%%

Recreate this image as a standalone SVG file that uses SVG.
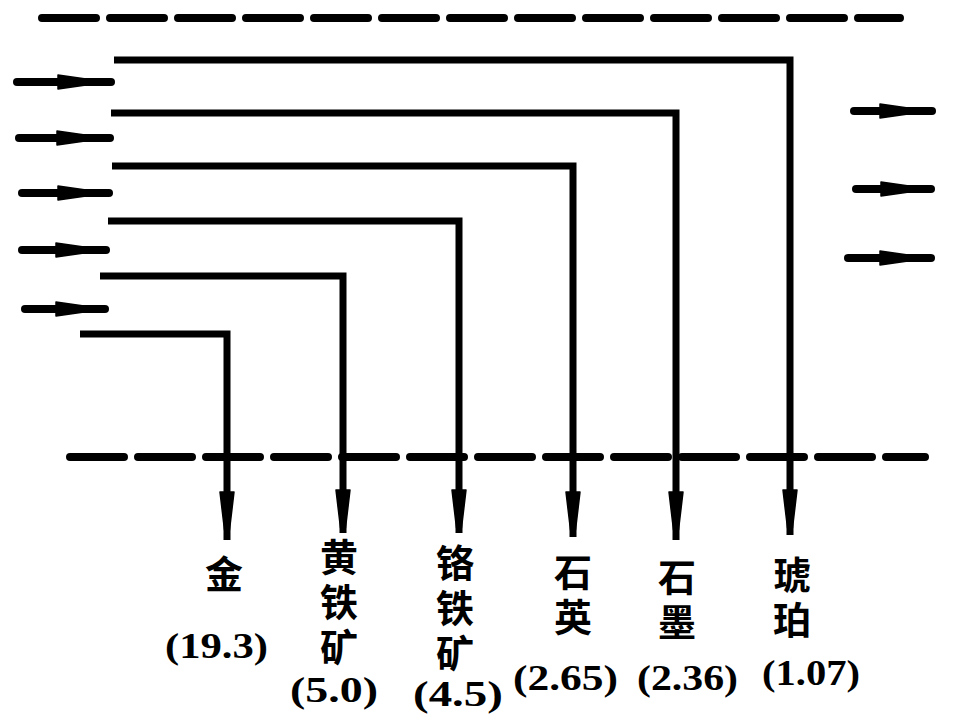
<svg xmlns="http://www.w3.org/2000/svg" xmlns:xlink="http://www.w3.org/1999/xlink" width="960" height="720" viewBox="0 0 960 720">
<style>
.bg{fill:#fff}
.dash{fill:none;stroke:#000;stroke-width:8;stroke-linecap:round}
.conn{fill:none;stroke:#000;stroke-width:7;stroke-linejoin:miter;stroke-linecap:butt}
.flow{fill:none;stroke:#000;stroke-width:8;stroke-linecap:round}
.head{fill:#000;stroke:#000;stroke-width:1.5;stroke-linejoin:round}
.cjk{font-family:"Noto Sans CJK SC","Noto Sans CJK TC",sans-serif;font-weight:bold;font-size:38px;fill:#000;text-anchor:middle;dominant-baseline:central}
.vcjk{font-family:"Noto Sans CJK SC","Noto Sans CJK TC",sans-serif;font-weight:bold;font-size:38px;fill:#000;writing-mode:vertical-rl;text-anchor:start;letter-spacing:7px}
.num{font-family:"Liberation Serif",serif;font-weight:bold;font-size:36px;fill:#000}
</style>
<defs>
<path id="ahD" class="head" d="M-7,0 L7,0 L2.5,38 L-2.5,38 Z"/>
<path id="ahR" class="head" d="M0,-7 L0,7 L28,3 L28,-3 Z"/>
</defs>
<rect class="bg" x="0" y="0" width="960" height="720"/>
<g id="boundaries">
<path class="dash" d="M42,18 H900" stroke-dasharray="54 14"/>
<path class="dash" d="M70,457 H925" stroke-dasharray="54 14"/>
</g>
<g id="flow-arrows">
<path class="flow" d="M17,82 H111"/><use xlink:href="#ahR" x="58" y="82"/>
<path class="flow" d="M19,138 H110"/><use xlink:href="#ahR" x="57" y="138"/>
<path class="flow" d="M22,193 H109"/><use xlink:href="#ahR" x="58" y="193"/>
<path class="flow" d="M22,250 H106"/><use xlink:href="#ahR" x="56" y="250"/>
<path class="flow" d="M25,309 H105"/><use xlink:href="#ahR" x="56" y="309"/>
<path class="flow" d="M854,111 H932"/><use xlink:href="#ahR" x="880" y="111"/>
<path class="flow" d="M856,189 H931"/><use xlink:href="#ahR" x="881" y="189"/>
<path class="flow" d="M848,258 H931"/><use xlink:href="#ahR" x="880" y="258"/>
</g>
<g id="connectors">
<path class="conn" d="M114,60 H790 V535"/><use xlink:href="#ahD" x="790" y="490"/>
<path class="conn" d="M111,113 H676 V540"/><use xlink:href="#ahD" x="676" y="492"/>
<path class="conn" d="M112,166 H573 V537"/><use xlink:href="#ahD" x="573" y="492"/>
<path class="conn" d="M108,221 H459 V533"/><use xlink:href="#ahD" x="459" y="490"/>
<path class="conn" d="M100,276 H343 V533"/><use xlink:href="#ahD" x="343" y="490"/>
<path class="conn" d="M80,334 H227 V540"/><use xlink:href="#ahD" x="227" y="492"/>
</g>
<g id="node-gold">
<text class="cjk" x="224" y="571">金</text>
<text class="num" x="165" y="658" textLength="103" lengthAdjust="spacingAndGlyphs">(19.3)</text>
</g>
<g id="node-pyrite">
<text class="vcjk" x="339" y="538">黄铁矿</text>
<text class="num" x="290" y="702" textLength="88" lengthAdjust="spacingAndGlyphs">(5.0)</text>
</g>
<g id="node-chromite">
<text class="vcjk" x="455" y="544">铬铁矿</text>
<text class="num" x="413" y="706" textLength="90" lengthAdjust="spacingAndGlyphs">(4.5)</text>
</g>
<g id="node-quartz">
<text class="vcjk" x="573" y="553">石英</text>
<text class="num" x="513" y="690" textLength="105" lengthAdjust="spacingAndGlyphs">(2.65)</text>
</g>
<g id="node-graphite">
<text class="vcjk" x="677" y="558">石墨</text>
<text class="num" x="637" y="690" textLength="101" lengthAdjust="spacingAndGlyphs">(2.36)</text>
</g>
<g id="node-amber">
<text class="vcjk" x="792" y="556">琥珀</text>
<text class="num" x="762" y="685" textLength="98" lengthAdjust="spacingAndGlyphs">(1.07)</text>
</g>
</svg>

%%

* [What this task involves]
Using the material above, return every line exactly as it appears, minus the pictures.

* [Reply to the task]
Recreate this image as a standalone SVG file that uses SVG.
<svg xmlns="http://www.w3.org/2000/svg" xmlns:xlink="http://www.w3.org/1999/xlink" width="960" height="720" viewBox="0 0 960 720">
<style>
.bg{fill:#fff}
.dash{fill:none;stroke:#000;stroke-width:8;stroke-linecap:round}
.conn{fill:none;stroke:#000;stroke-width:7;stroke-linejoin:miter;stroke-linecap:butt}
.flow{fill:none;stroke:#000;stroke-width:8;stroke-linecap:round}
.head{fill:#000;stroke:#000;stroke-width:1.5;stroke-linejoin:round}
.cjk{font-family:"Noto Sans CJK SC","Noto Sans CJK TC",sans-serif;font-weight:bold;font-size:38px;fill:#000;text-anchor:middle;dominant-baseline:central}
.vcjk{font-family:"Noto Sans CJK SC","Noto Sans CJK TC",sans-serif;font-weight:bold;font-size:38px;fill:#000;writing-mode:vertical-rl;text-anchor:start;letter-spacing:7px}
.num{font-family:"Liberation Serif",serif;font-weight:bold;font-size:36px;fill:#000}
</style>
<defs>
<path id="ahD" class="head" d="M-7,0 L7,0 L2.5,38 L-2.5,38 Z"/>
<path id="ahR" class="head" d="M0,-7 L0,7 L28,3 L28,-3 Z"/>
</defs>
<rect class="bg" x="0" y="0" width="960" height="720"/>
<g id="boundaries">
<path class="dash" d="M42,18 H900" stroke-dasharray="54 14"/>
<path class="dash" d="M70,457 H925" stroke-dasharray="54 14"/>
</g>
<g id="flow-arrows">
<path class="flow" d="M17,82 H111"/><use xlink:href="#ahR" x="58" y="82"/>
<path class="flow" d="M19,138 H110"/><use xlink:href="#ahR" x="57" y="138"/>
<path class="flow" d="M22,193 H109"/><use xlink:href="#ahR" x="58" y="193"/>
<path class="flow" d="M22,250 H106"/><use xlink:href="#ahR" x="56" y="250"/>
<path class="flow" d="M25,309 H105"/><use xlink:href="#ahR" x="56" y="309"/>
<path class="flow" d="M854,111 H932"/><use xlink:href="#ahR" x="880" y="111"/>
<path class="flow" d="M856,189 H931"/><use xlink:href="#ahR" x="881" y="189"/>
<path class="flow" d="M848,258 H931"/><use xlink:href="#ahR" x="880" y="258"/>
</g>
<g id="connectors">
<path class="conn" d="M114,60 H790 V535"/><use xlink:href="#ahD" x="790" y="490"/>
<path class="conn" d="M111,113 H676 V540"/><use xlink:href="#ahD" x="676" y="492"/>
<path class="conn" d="M112,166 H573 V537"/><use xlink:href="#ahD" x="573" y="492"/>
<path class="conn" d="M108,221 H459 V533"/><use xlink:href="#ahD" x="459" y="490"/>
<path class="conn" d="M100,276 H343 V533"/><use xlink:href="#ahD" x="343" y="490"/>
<path class="conn" d="M80,334 H227 V540"/><use xlink:href="#ahD" x="227" y="492"/>
</g>
<g id="node-gold">
<text class="cjk" x="224" y="571">金</text>
<text class="num" x="165" y="658" textLength="103" lengthAdjust="spacingAndGlyphs">(19.3)</text>
</g>
<g id="node-pyrite">
<text class="vcjk" x="339" y="538">黄铁矿</text>
<text class="num" x="290" y="702" textLength="88" lengthAdjust="spacingAndGlyphs">(5.0)</text>
</g>
<g id="node-chromite">
<text class="vcjk" x="455" y="544">铬铁矿</text>
<text class="num" x="413" y="706" textLength="90" lengthAdjust="spacingAndGlyphs">(4.5)</text>
</g>
<g id="node-quartz">
<text class="vcjk" x="573" y="553">石英</text>
<text class="num" x="513" y="690" textLength="105" lengthAdjust="spacingAndGlyphs">(2.65)</text>
</g>
<g id="node-graphite">
<text class="vcjk" x="677" y="558">石墨</text>
<text class="num" x="637" y="690" textLength="101" lengthAdjust="spacingAndGlyphs">(2.36)</text>
</g>
<g id="node-amber">
<text class="vcjk" x="792" y="556">琥珀</text>
<text class="num" x="762" y="685" textLength="98" lengthAdjust="spacingAndGlyphs">(1.07)</text>
</g>
</svg>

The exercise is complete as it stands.